When writing fs2 applications you can apply the same technique, for example between processes that share a Queue, Topic, Signal, Semaphore, etc.

Remember that if you are forced to call unsafeRunSync() other than in your main method it might be a code smell.

Conclusion

To conclude this post I would like to give a big shout out to @SystemFW who has been untiringly teaching this concept in the Gitter channels. And here’s a quote from his response on Reddit:

At the end of the day all the benefits from referential transparency boil down to being able to understand and build code compositionally. That is, understanding code by understanding individual parts and putting them back together, and building code by building individual parts and combining them together. This is only possible if local reasoning is guaranteed, because otherwise there will be weird interactions when you put things back together, and referential transparency is defined as something that guarantees local reasoning.

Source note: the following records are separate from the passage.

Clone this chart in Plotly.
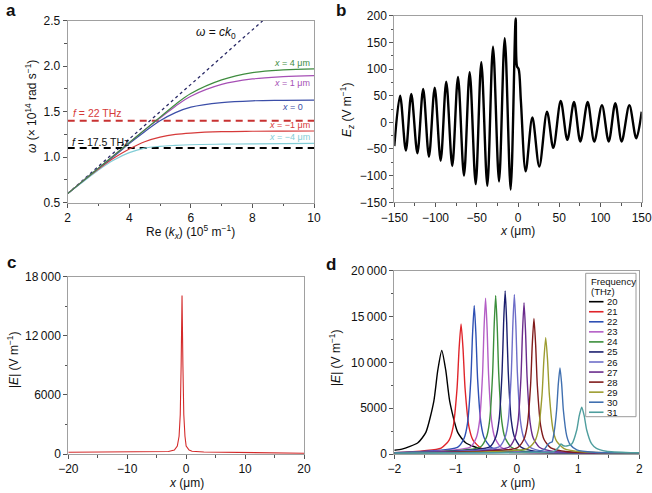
import plotly.graph_objects as go

W, H = 652, 493

# ---------------- Panel a : dispersion curves ----------------
KX = [2, 2.5, 3, 3.5, 4, 4.5, 5, 5.5, 6, 7, 8, 9, 10]
OMEGA_X4 = [0.60, 0.74, 0.88, 1.02, 1.16, 1.30, 1.44, 1.58, 1.70, 1.85, 1.93, 1.96, 1.97]
OMEGA_X1 = [0.60, 0.74, 0.88, 1.02, 1.16, 1.30, 1.43, 1.56, 1.67, 1.80, 1.86, 1.885, 1.896]
OMEGA_X0 = [0.60, 0.74, 0.88, 1.01, 1.15, 1.28, 1.40, 1.49, 1.55, 1.60, 1.62, 1.625, 1.628]
OMEGA_XM1 = [0.60, 0.74, 0.87, 0.99, 1.09, 1.17, 1.22, 1.25, 1.265, 1.28, 1.285, 1.287, 1.288]
OMEGA_XM4 = [0.60, 0.73, 0.86, 0.97, 1.05, 1.10, 1.12, 1.13, 1.137, 1.143, 1.147, 1.15, 1.152]
LIGHT_K = [2, 8.333]
LIGHT_OMEGA = [0.6, 2.5]
DASH_K = [2, 10]
OMEGA_F22 = [1.40, 1.40]
OMEGA_F175 = [1.10, 1.10]

# ---------------- Panel b : Ez field ----------------
B_X = [-150, -143, -136, -129.4, -122, -115, -108, -101, -93.8, -87, -79.7, -72.8,
       -65.5, -58.6, -51.3, -44.5, -37.2, -30.3, -23, -16.1, -8.9, -2.8, -1.2, 0.8,
       3.5, 9.3, 17.4, 25.8, 35.2, 42.8, 51.8, 59.8, 67.9, 75.6, 84.5, 92.5, 101.8,
       110, 118, 125.7, 135, 143.4, 150]
B_EZ = [-44.5, 50, -53, 53, -58, 62.5, -64.5, 65, -72, 76, -82, 85,
        -100, 94, -116, 113, -119, 142, -111, 158, -126, 195, 105, 100,
        40, -92, 9, -83, 20, -48, 40, -33, 38, -36, 38, -36, 32,
        -36, 36, -36, 32, -30, 20]

# ---------------- Panel c : |E| single frequency ----------------
C_X = [-20, -15, -10, -5, -3, -2, -1.5, -1.2, -1.0, -0.85, -0.7, -0.55, -0.4,
       -0.2, 0, 0.5, 1, 3, 10, 20]
C_E = [180, 200, 230, 220, 260, 400, 800, 1800, 4000, 9000, 16100, 9000, 4000,
       1800, 800, 400, 280, 200, 130, 80]

# ---------------- Panel d : |E| for frequencies ----------------
FREQS = ["20", "21", "22", "23", "24", "25", "26", "27", "28", "29", "30", "31"]
D_COLORS = ["#000000", "#e0242a", "#2f50b4", "#b45ec6", "#3c8f3c", "#1c1f6e",
            "#6e6ec8", "#6a2c8c", "#801c1c", "#9c9c30", "#4070b0", "#4f9e9e"]

D20_X = [-2.0, -1.875, -1.615, -1.485, -1.355, -1.29, -1.225, -1.16, -1.095, -0.965, -0.835, -0.575, 0.075, 2.0]
D20_Y = [405, 535, 1230, 2360, 5750, 9140, 11300, 9140, 5750, 2360, 1230, 535, 212, 150]
D21_X = [-2.0, -1.235, -1.105, -1.04, -0.975, -0.9425, -0.91, -0.8775, -0.845, -0.78, -0.715, -0.585, -0.26, 2.0]
D21_Y = [150, 647, 1520, 2940, 7200, 11460, 14200, 11460, 7200, 2940, 1520, 647, 241, 120]
D22_X = [-2.0, -0.97, -0.86, -0.805, -0.75, -0.7225, -0.695, -0.6675, -0.64, -0.585, -0.53, -0.42, -0.145, 2.0]
D22_Y = [140, 724, 1720, 3340, 8200, 13060, 16200, 13060, 8200, 3340, 1720, 724, 262, 120]
D23_X = [-2.0, -0.76, -0.66, -0.61, -0.56, -0.535, -0.51, -0.485, -0.46, -0.41, -0.36, -0.26, -0.01, 2.0]
D23_Y = [130, 754, 1800, 3500, 8600, 13700, 17000, 13700, 8600, 3500, 1800, 754, 270, 120]
D24_X = [-2.0, -0.595, -0.495, -0.445, -0.395, -0.37, -0.345, -0.32, -0.295, -0.245, -0.195, -0.095, 0.155, 2.0]
D24_Y = [130, 766, 1830, 3560, 8750, 13940, 17300, 13940, 8750, 3560, 1830, 766, 271, 120]
D25_X = [-2.0, -0.44, -0.34, -0.29, -0.24, -0.215, -0.19, -0.165, -0.14, -0.09, -0.04, 0.06, 0.31, 2.0]
D25_Y = [130, 785, 1880, 3660, 9000, 14340, 17800, 14340, 9000, 3660, 1880, 785, 276, 120]
D26_X = [-2.0, -0.29, -0.19, -0.14, -0.09, -0.065, -0.04, -0.015, 0.01, 0.06, 0.11, 0.21, 0.46, 2.0]
D26_Y = [130, 770, 1840, 3580, 8800, 14020, 17400, 14020, 8800, 3580, 1840, 770, 272, 120]
D27_X = [-2.0, -0.132, -0.032, 0.018, 0.068, 0.093, 0.118, 0.143, 0.168, 0.218, 0.268, 0.368, 0.618, 2.0]
D27_Y = [130, 735, 1750, 3400, 8350, 13300, 16500, 13300, 8350, 3400, 1750, 735, 265, 120]
D28_X = [-2.0, 0.005, 0.115, 0.17, 0.225, 0.2525, 0.28, 0.3075, 0.335, 0.39, 0.445, 0.555, 0.83, 2.0]
D28_Y = [130, 670, 1580, 3060, 7500, 11940, 14800, 11940, 7500, 3060, 1580, 670, 248, 120]
D29_X = [-2.0, 0.172, 0.292, 0.352, 0.412, 0.442, 0.472, 0.502, 0.532, 0.592, 0.652, 0.772, 1.072, 2.0]
D29_Y = [130, 589, 1370, 2640, 6450, 10260, 12700, 10260, 6450, 2640, 1370, 589, 227, 120]
D30_X = [-2.0, 0.3, 0.45, 0.51, 0.545, 0.575, 0.61, 0.65, 0.6775, 0.705, 0.7325, 0.76, 0.815, 0.87, 0.98, 1.255, 2.0]
D30_Y = [130, 268, 520, 1050, 1250, 1300, 2400, 4800, 7620, 9400, 7620, 4800, 1980, 1040, 460, 190, 120]
D31_X = [-2.0, 0.3, 0.6, 0.68, 0.72, 0.76, 0.815, 0.9, 0.98, 1.02, 1.06, 1.10, 1.14, 1.22, 1.30, 1.46, 1.86, 2.0]
D31_Y = [100, 156, 250, 700, 1100, 900, 870, 1120, 2650, 4180, 5100, 4180, 2650, 1120, 610, 296, 150, 140]

D_XS = [D20_X, D21_X, D22_X, D23_X, D24_X, D25_X, D26_X, D27_X, D28_X, D29_X, D30_X, D31_X]
D_YS = [D20_Y, D21_Y, D22_Y, D23_Y, D24_Y, D25_Y, D26_Y, D27_Y, D28_Y, D29_Y, D30_Y, D31_Y]

FONT = "Liberation Sans, Arial, Helvetica, sans-serif"


def px(xp):
    return xp / W


def py(yp):
    return 1 - yp / H


fig = go.Figure()

# Panel a traces
fig.add_trace(go.Scatter(x=LIGHT_K, y=LIGHT_OMEGA, mode="lines",
                         line=dict(color="#2a2a66", width=1.3, dash="dot"), xaxis="x", yaxis="y"))
fig.add_trace(go.Scatter(x=DASH_K, y=OMEGA_F22, mode="lines",
                         line=dict(color="#c83232", width=2, dash="7px,5px"), xaxis="x", yaxis="y"))
fig.add_trace(go.Scatter(x=DASH_K, y=OMEGA_F175, mode="lines",
                         line=dict(color="#000000", width=2, dash="7px,5px"), xaxis="x", yaxis="y"))
for ys, col in [(OMEGA_XM4, "#82cdd6"), (OMEGA_XM1, "#d63a3a"), (OMEGA_X0, "#3b4ea8"),
                (OMEGA_X1, "#a64fb5"), (OMEGA_X4, "#3f8c3f")]:
    fig.add_trace(go.Scatter(x=KX, y=ys, mode="lines", line=dict(color=col, width=1.2, shape="spline"),
                             xaxis="x", yaxis="y"))

# Panel b
fig.add_trace(go.Scatter(x=B_X, y=B_EZ, mode="lines",
                         line=dict(color="#000000", width=2.4, shape="spline", smoothing=0.9),
                         xaxis="x2", yaxis="y2"))

# Panel c
fig.add_trace(go.Scatter(x=C_X, y=C_E, mode="lines", line=dict(color="#d42a2a", width=1.1),
                         xaxis="x3", yaxis="y3"))

# Panel d
for xs, ys, col in zip(D_XS, D_YS, D_COLORS):
    fig.add_trace(go.Scatter(x=xs, y=ys, mode="lines",
                             line=dict(color=col, width=1.4, shape="spline", smoothing=0.6),
                             xaxis="x4", yaxis="y4"))

axis_common = dict(showline=True, linecolor="#a0a0a0", linewidth=1, mirror=True,
                   ticks="outside", ticklen=4, tickcolor="#555555", tickwidth=1,
                   showgrid=False, zeroline=False, automargin=False, ticklabeloverflow="allow",
                   tickfont=dict(family=FONT, size=12, color="#111111"),
                   minor=dict(ticks="outside", ticklen=2.5, tickcolor="#555555", tickwidth=1))

M = "\u2212"
TS = "\u2009"

fig.update_layout(
    width=W, height=H, margin=dict(l=0, r=0, t=0, b=0, autoexpand=False),
    paper_bgcolor="white", plot_bgcolor="white", showlegend=False,
    font=dict(family=FONT, size=12, color="#111111"),
    xaxis=dict(axis_common, domain=[px(67.7), px(314)], range=[2, 10], anchor="y",
               tickvals=[2, 4, 6, 8, 10], ticktext=["2", "4", "6", "8", "10"],
               minor=dict(axis_common["minor"], dtick=1, tick0=2)),
    yaxis=dict(axis_common, domain=[py(202.7), py(20.7)], range=[0.5, 2.5], anchor="x",
               tickvals=[0.5, 1.0, 1.5, 2.0, 2.5], ticktext=["0.5", "1.0", "1.5", "2.0", "2.5"],
               minor=dict(axis_common["minor"], dtick=0.25, tick0=0.5)),
    xaxis2=dict(axis_common, domain=[px(394.3), px(641.7)], range=[-150, 150], anchor="y2",
                tickvals=[-150, -100, -50, 0, 50, 100, 150],
                ticktext=[M + "150", M + "100", M + "50", "0", "50", "100", "150"],
                minor=dict(axis_common["minor"], dtick=25, tick0=-150)),
    yaxis2=dict(axis_common, domain=[py(202.3), py(15.7)], range=[-150, 200], anchor="x2",
                tickvals=[-150, -100, -50, 0, 50, 100, 150, 200],
                ticktext=[M + "150", M + "100", M + "50", "0", "50", "100", "150", "200"],
                minor=dict(axis_common["minor"], dtick=25, tick0=-150)),
    xaxis3=dict(axis_common, domain=[px(68.3), px(304)], range=[-20, 20], anchor="y3",
                tickvals=[-20, -10, 0, 10, 20], ticktext=[M + "20", M + "10", "0", "10", "20"],
                minor=dict(axis_common["minor"], dtick=5, tick0=-20)),
    yaxis3=dict(axis_common, domain=[py(454), py(276.7)], range=[0, 18000], anchor="x3",
                tickvals=[0, 6000, 12000, 18000], ticktext=["0", "6000", "12" + TS + "000", "18" + TS + "000"],
                minor=dict(axis_common["minor"], dtick=3000, tick0=0)),
    xaxis4=dict(axis_common, domain=[px(394.3), px(639.3)], range=[-2, 2], anchor="y4",
                tickvals=[-2, -1, 0, 1, 2], ticktext=[M + "2", M + "1", "0", "1", "2"],
                minor=dict(axis_common["minor"], dtick=0.5, tick0=-2)),
    yaxis4=dict(axis_common, domain=[py(454), py(270.7)], range=[0, 20000], anchor="x4",
                tickvals=[0, 5000, 10000, 15000, 20000],
                ticktext=["0", "5000", "10" + TS + "000", "15" + TS + "000", "20" + TS + "000"],
                minor=dict(axis_common["minor"], dtick=2500, tick0=0)),
)

ann = []


def text_px(x, y, text, size=12, color="#111111", xanchor="center", angle=0, bold=False):
    ann.append(dict(x=px(x), y=py(y), xref="paper", yref="paper", text=("<b>%s</b>" % text) if bold else text,
                    showarrow=False, xanchor=xanchor, yanchor="middle", textangle=angle,
                    font=dict(family=FONT, size=size, color=color)))


# panel letters
text_px(11, 11, "a", size=17, bold=True)
text_px(341, 11, "b", size=17, bold=True)
text_px(11, 262, "c", size=17, bold=True)
text_px(331, 264, "d", size=17, bold=True)

# axis titles
text_px(190, 232, "Re (<i>k</i><sub><i>x</i></sub>) (10<sup>5</sup> m<sup>" + M + "1</sup>)")
text_px(31, 107, "<i>ω</i> (× 10<sup>14</sup> rad s<sup>" + M + "1</sup>)", angle=-90)
text_px(517, 231, "<i>x</i> (μm)")
text_px(347, 110, "<i>E</i><sub><i>z</i></sub> (V m<sup>" + M + "1</sup>)", angle=-90)
text_px(186, 483, "<i>x</i> (μm)")
text_px(13, 360, "|<i>E</i>| (V m<sup>" + M + "1</sup>)", angle=-90)
text_px(517, 483, "<i>x</i> (μm)")
text_px(335, 358, "|<i>E</i>| (V m<sup>" + M + "1</sup>)", angle=-90)


# panel a in-plot labels
def text_data(x, y, text, color, size=9, xanchor="right"):
    ann.append(dict(x=x, y=y, xref="x", yref="y", text=text, showarrow=False,
                    xanchor=xanchor, yanchor="middle", font=dict(family=FONT, size=size, color=color)))


text_data(6.1, 2.36, "<i>ω</i> = <i>ck</i><sub>0</sub>", "#111111", size=12, xanchor="left")
text_data(9.95, 2.04, "<i>x</i> = 4 μm", "#3f8c3f")
text_data(9.95, 1.82, "<i>x</i> = 1 μm", "#a64fb5")
text_data(9.7, 1.555, "<i>x</i> = 0", "#3b4ea8")
text_data(9.95, 1.35, "<i>x</i> = " + M + "1 μm", "#d63a3a")
text_data(9.95, 1.225, "<i>x</i> = " + M + "4 μm", "#82cdd6")
text_data(2.1, 1.49, "<i>f</i> = 22 THz", "#d63a3a", size=10.5, xanchor="left")
text_data(2.08, 1.17, "<i>f</i> = 17.5 THz", "#111111", size=10.5, xanchor="left")

# manual legend for panel d
shapes = [dict(type="rect", xref="paper", yref="paper", x0=px(585.7), x1=px(636), y0=py(416.7), y1=py(273.3),
               line=dict(color="#9a9a9a", width=1), fillcolor="white", layer="above")]
text_px(588.5, 281, "Frequency", size=9.5, xanchor="left")
text_px(588.5, 291.5, "(THz)", size=9.5, xanchor="left")
for i, (f, col) in enumerate(zip(FREQS, D_COLORS)):
    yy = 301.7 + i * 10.05
    shapes.append(dict(type="line", xref="paper", yref="paper", x0=px(589), x1=px(603.5), y0=py(yy), y1=py(yy),
                       line=dict(color=col, width=1.6), layer="above"))
    text_px(605, yy, f, size=9.5, xanchor="left")

fig.update_layout(annotations=ann, shapes=shapes)

fig.write_html("out.html", config={"displayModeBar": False},
               post_script="document.body.style.margin='0px';document.body.style.padding='0px';"
                           "document.body.style.overflow='hidden';")
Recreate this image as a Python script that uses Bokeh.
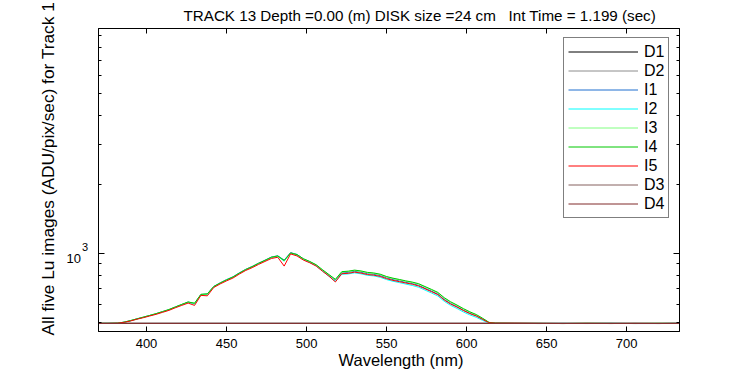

In the specific case of state sharing, this gives rise to a really nice property: since the only way to share is passing things as an argument, the regions of sharing are exactly the same of your call graph, so you transform an important aspect of the behaviour (“who shares this state?”) into a straightforward syntactical property (“what methods take this argument”?). This makes shared state in pure FP a lot easier to reason about than its side-effectful counterpart imho.

In simple terms, remind yourself about this: “flatMap once and pass the reference as an argument!”